The team takes a standard shell and installs a cage for strength, safety and to make the car as stiff as possible to amp up the handling. The suspension is re-worked to allow quick changes not only in the rally service park, taking just minutes, but for all of the different road conditions across the season (just for fun, gearboxes take 20 minutes to change as opposed to 10-20 hours for a road car).

The panels on the doors are roughly the same but often lost under a mess of stickers and huge aero blisters, which for 2017 will be even bigger for more downforce. The rear wing on a World Rally Championship car makes real downforce, although there's a large amount of time spent sideways, so that's all down to the specially-developed tyres and, of course, driver and co-driver.

You might want to keep the Panadols handy, because it's loud in there.

The Hyundai 1.6 litre turbo's engine block is then taken and all of the parts strengthened to triple the power and torque to take the top speed to over 200km/h. A paddle-shift gearbox is fitted with six gears, and in the Hyundai there's just one big paddle - push for down, pull for up.

It's not especially difficult to make a car do 200km/h in a straight line, but a World Rally car has to cope with a huge range of conditions. From the snows of Sweden, the mud and ruts of Rally GB in Wales and Coffs Harbour's dry and dusty forestry trails and then the reality of check of Germany's narrow, obstacle-strewn tarmac, these cars have to work everywhere, often on several different surfaces on one stage, changing with every driver that comes through.

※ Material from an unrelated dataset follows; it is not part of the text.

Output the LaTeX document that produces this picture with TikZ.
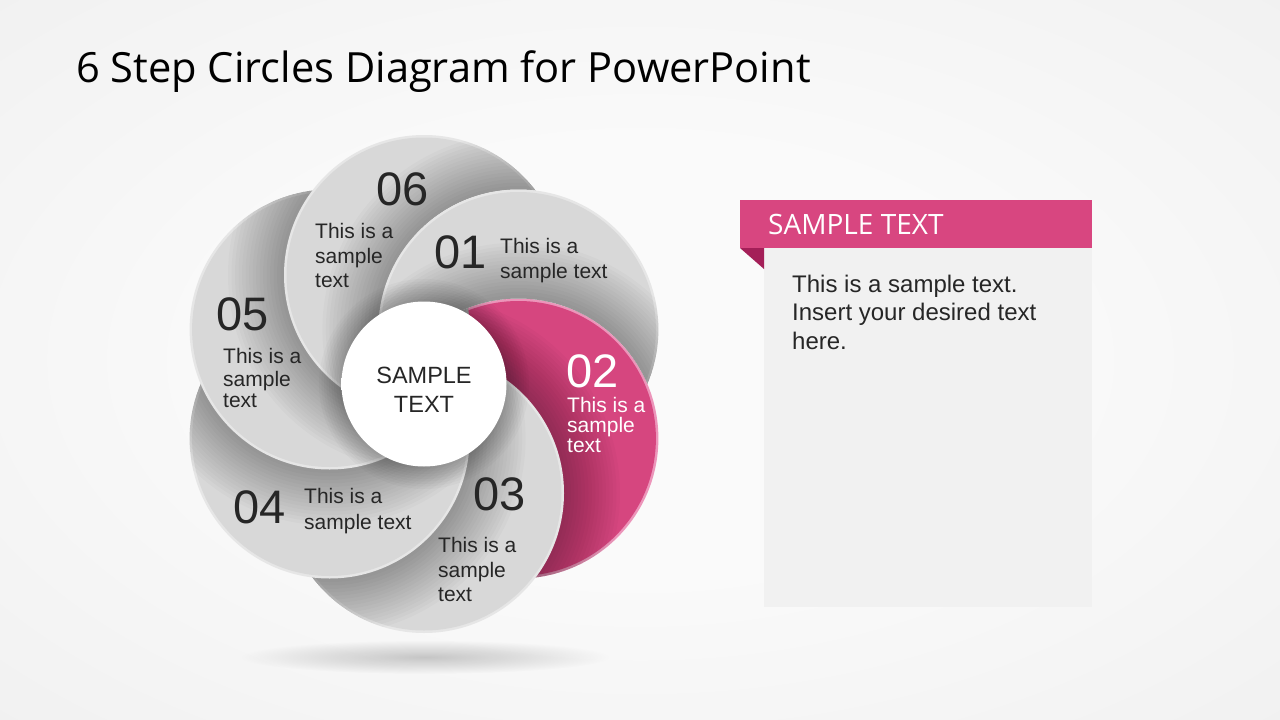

Inside there's a few details that will be familiar to overseas i20 owners - we don't get the new car here, sadly - the door pulls have survived and while the dashboard has been chucked out along with all of the carpets, seats and any creature comfort fitted, there's a much thinner replacement of the dashboard that looks like the standard car's. But not much.

The seats are set low and as far back as the engineers can get away with. Getting in means threading yourself through the roll cage and into the seat, although you can pop the steering wheel off to ease the journey in. The co-driver sits even further back, practically on the floor. He doesn't have to see much, he has notes to read to tell the driver what's coming, how fast to go and what to watch out for.

Upwards of six hundred grand buys you a super-fast rally car good for a year's motoring all around the world, but just for two. And you might want to keep the Panadols handy, because it's loud in there.